━━━ EXCERPTED DATA

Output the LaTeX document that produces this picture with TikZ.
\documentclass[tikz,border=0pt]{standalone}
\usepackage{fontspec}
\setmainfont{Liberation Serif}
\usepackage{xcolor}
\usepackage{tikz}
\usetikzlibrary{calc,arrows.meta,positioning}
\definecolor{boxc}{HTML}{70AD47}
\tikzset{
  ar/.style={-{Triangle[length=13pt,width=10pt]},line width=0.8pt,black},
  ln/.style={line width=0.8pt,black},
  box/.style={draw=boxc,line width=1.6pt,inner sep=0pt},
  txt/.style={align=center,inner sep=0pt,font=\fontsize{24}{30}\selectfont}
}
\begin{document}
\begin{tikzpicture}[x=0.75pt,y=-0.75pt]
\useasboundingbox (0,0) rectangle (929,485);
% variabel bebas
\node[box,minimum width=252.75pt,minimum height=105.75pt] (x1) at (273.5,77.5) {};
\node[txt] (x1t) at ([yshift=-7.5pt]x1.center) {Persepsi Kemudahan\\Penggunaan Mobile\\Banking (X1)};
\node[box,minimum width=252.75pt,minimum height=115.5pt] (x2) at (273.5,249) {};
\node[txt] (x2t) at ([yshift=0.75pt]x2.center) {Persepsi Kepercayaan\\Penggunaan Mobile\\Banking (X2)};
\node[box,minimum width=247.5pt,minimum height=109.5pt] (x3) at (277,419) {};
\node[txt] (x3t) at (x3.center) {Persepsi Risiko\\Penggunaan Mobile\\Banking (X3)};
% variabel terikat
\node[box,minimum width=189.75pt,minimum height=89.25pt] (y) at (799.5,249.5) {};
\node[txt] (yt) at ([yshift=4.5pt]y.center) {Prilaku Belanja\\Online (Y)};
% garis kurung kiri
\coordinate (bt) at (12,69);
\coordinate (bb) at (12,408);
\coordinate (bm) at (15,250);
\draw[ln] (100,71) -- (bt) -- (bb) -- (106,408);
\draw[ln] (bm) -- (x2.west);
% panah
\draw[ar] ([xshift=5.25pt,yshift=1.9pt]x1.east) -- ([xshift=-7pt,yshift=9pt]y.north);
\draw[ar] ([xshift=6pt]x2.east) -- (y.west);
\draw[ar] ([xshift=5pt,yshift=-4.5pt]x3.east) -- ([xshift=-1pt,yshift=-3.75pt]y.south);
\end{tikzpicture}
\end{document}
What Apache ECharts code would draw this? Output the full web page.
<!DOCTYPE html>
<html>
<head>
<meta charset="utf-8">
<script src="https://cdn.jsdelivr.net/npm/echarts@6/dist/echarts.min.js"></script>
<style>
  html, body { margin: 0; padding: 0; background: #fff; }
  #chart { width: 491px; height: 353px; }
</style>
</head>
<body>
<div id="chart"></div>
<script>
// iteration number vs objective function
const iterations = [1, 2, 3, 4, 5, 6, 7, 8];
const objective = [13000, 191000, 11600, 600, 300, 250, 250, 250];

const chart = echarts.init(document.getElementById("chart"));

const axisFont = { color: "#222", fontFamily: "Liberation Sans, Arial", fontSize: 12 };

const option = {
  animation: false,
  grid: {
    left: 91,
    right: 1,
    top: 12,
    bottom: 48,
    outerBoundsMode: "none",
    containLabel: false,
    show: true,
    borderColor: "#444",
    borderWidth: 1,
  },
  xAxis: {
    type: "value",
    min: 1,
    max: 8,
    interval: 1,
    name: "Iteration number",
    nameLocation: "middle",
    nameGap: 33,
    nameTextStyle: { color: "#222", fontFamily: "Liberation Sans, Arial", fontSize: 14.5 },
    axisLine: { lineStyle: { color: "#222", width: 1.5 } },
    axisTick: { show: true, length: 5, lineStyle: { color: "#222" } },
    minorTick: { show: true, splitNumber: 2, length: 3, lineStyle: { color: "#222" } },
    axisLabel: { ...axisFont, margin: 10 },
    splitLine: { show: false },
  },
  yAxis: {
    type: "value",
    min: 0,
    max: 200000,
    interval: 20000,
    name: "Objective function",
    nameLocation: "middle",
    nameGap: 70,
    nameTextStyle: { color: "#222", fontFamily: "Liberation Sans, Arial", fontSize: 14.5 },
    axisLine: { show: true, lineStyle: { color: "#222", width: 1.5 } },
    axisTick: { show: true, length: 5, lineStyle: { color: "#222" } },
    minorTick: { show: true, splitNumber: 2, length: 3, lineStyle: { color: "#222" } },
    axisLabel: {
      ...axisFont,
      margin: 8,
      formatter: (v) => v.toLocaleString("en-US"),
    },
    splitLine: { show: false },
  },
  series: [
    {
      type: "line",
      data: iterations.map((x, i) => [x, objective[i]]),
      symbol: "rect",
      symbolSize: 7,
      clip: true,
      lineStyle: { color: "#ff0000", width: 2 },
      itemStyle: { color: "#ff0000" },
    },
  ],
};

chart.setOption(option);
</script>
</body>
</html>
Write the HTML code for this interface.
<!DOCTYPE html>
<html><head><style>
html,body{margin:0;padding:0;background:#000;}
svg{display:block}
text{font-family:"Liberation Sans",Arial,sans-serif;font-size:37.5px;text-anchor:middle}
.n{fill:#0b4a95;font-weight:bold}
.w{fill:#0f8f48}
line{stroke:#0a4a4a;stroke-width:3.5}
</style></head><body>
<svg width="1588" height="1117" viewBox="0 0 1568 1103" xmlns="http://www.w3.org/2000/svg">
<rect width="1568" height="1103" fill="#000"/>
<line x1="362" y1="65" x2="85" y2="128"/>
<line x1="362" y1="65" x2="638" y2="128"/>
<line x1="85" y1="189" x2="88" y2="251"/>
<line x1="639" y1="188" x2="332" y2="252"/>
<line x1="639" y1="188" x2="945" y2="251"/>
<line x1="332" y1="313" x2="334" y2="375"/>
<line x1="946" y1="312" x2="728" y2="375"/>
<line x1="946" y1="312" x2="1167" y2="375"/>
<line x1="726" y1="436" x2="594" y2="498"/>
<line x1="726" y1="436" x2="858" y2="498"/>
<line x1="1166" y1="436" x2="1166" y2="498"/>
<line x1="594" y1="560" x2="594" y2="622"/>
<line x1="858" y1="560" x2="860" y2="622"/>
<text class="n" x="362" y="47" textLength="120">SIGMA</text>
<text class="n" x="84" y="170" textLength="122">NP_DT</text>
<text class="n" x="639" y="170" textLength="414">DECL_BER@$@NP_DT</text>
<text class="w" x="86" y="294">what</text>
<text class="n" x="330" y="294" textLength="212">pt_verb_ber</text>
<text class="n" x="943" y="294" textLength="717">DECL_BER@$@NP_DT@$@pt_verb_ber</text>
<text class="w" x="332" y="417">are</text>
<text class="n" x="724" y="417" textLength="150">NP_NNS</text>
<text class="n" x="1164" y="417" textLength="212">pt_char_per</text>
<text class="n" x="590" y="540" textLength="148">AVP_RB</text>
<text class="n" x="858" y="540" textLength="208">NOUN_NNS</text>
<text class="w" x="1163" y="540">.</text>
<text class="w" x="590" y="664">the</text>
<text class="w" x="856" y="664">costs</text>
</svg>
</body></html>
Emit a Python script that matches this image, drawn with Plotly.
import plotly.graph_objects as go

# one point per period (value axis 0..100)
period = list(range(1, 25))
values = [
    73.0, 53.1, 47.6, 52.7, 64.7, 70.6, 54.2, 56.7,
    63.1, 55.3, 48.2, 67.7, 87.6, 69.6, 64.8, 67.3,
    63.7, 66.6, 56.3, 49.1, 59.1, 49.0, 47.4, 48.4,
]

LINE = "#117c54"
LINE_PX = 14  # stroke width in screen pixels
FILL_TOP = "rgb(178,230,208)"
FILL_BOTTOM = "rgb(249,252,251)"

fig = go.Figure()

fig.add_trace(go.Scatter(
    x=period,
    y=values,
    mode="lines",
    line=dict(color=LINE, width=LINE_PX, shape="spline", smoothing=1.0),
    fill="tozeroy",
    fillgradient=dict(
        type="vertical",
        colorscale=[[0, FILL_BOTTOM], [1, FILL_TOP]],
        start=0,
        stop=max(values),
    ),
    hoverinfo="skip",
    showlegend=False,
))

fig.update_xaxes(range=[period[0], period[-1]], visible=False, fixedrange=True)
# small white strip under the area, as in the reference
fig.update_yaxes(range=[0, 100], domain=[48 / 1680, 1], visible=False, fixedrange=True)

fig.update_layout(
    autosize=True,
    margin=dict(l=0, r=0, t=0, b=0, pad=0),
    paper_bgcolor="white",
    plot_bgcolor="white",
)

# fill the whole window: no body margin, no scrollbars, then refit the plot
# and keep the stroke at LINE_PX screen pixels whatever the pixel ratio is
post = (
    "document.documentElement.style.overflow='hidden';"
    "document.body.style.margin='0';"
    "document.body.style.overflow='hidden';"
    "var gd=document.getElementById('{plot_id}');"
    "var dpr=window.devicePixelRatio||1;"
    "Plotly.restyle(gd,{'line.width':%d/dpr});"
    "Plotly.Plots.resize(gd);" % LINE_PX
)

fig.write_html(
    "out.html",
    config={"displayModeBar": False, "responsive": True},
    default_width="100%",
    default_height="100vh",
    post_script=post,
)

━━━━━━

_PROBLEM TO WORK ON_. Find the word "Output" and list each line it appears in.

_SOLUTION_.
Output the LaTeX document that produces this picture with TikZ.
What Apache ECharts code would draw this? Output the full web page.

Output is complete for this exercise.